Author Mark Richards

The UK’s Autumn Budget: 22nd November 2017

On Wednesday Chancellor of the Exchequer Philip Hammond delivered a Budget that, he said, would make Britain fit for the future. So what was in the Budget? And will it make the country fighting fit and “ready to seize the opportunities of Brexit?” Or did the Chancellor just give us fiscal facts and figures when what we wanted was a feelgood factor…

The Speech

Was it just eight months ago that the Chancellor delivered his last Budget speech? After an excited nation endured what seemed an interminable Prime Minister’s Questions, the Chancellor leapt to his feet at 12:39 pm. He hitched up his trousers and launched into the good news about a British economy “which continues to confound those who talk it down.” He was – as he had to be – bullish about the future and determined that the UK should “seize the opportunities” offered by Brexit. Expressing a desire to make the negotiations with the EU a top priority, the Chancellor nevertheless tossed the pro-Brexit wing of his party a £3bn bone with a commitment to prepare for “every possible eventuality.”

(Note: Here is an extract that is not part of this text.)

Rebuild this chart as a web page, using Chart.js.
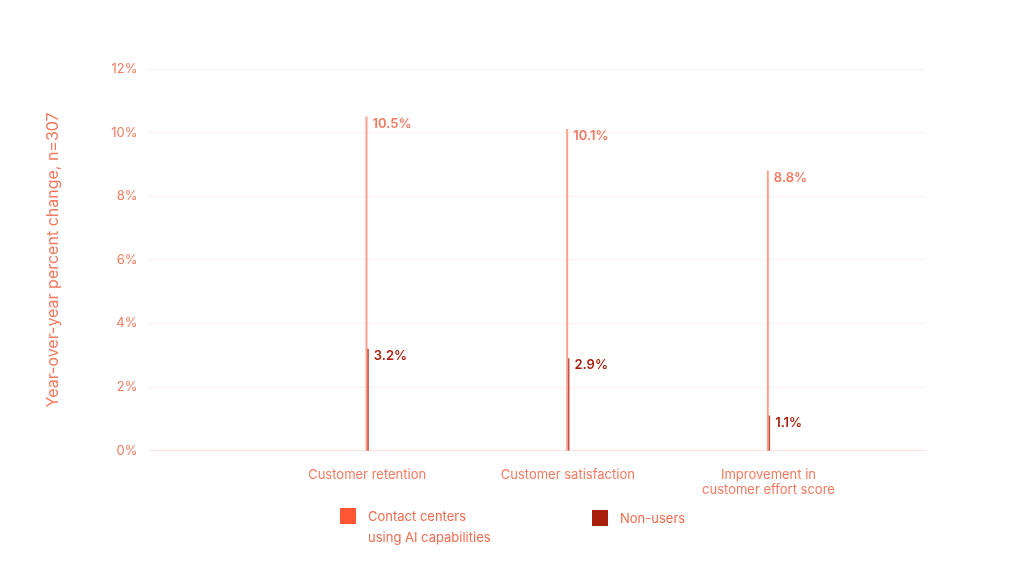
<!DOCTYPE html>
<html><head><meta charset="utf-8">
<script src="https://cdn.jsdelivr.net/npm/chart.js@4"></script>
<style>
body{margin:0;background:#fff;font-family:Inter,Lato,sans-serif;}
#wrap{position:relative;width:1024px;height:585px;}
.leg{position:absolute;font-size:13px;color:#F26B4E;line-height:21px;}
.sw{position:absolute;width:16px;height:16px;}
</style></head><body>
<div id="wrap"><canvas id="c" width="1024" height="585"></canvas>
<div class="sw" style="left:340px;top:508px;background:#FF5733"></div>
<div class="leg" style="left:368px;top:506px">Contact centers<br>using AI capabilities</div>
<div class="sw" style="left:592px;top:510px;background:#A81F0B"></div>
<div class="leg" style="left:620px;top:508px">Non-users</div>
</div>
<script>
const categories=["Customer retention","Customer satisfaction",["Improvement in","customer effort score"]];
const aiUsers=[10.5,10.1,8.8];
const nonUsers=[3.2,2.9,1.1];
const yTicks=[0,2,4,6,8,10,12];
const salmon='#F47A5F', dark='#A81F0B';
const labelPlugin={id:'lbl',afterDatasetsDraw(ch){const ctx=ch.ctx;ctx.save();ctx.font='600 13px Inter, sans-serif';ctx.textBaseline='middle';
ch.data.datasets.forEach((ds,i)=>{ctx.fillStyle=i?dark:salmon;ch.getDatasetMeta(i).data.forEach((b,j)=>{ctx.fillText(ds.data[j].y.toFixed(1)+'%',b.x+6,b.y+7);});});ctx.restore();}};
new Chart(document.getElementById('c'),{type:'bar',
data:{datasets:[
{label:'Contact centers using AI capabilities',data:aiUsers.map((v,i)=>({x:i+1,y:v})),backgroundColor:'#FFA088',barThickness:1.3},
{label:'Non-users',data:nonUsers.map((v,i)=>({x:i+1,y:v})),backgroundColor:'#B5483A',barThickness:1.3}]},
options:{responsive:false,animation:false,categoryPercentage:0.56,
layout:{padding:{left:40,right:99,top:69,bottom:79}},
plugins:{legend:{display:false},tooltip:{enabled:false}},
scales:{
x:{type:'linear',offset:false,min:-0.085,max:3.78,afterBuildTicks:a=>{a.ticks=[1,2,3].map(v=>({value:v}));},
 ticks:{callback:v=>categories[v-1],color:salmon,font:{size:13,family:'Inter'},maxRotation:0,padding:8},
 grid:{display:false,offset:false},border:{color:'#FCE3DC'}},
y:{min:0,max:12,afterBuildTicks:a=>{a.ticks=yTicks.map(v=>({value:v}));},
 ticks:{callback:v=>v+'%',color:salmon,font:{size:13,family:'Inter'},padding:12},
 grid:{color:'#FDF0EC',drawTicks:false},border:{display:false},
 title:{display:true,text:'Year-over-year percent change, n=307',color:salmon,font:{size:16,family:'Inter'},padding:{bottom:36}}}}},
plugins:[labelPlugin]});
</script></body></html>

He then ringingly declared that Britain was at “the forefront of a technological revolution” – which must have raised a few eyebrows in China and Silicon Valley. Armed with this new technology we would build “a country fit for the future.” And with the ‘mention key strapline’ box well and truly ticked he took a sip of water, politely declined the Prime Minister’s offer of a cough sweet and launched into the numbers – or as he described it, “the part containing the long economic-y words…”

The Numbers

I will not weary you with public sector net borrowing or net debt as a percentage of gross domestic product. If you have trouble sleeping the figures are all online. The key ‘economic-y’ bit to note was that the forecast for UK growth was sharply down. The Office for Budget Responsibility (well-paid people who should know these things) was now forecasting growth for this year of 1.5% compared to the 2% it had forecast in March. “Ouch!” screamed the commentators, furiously typing Hammond Slashes Growth Forecasts headlines.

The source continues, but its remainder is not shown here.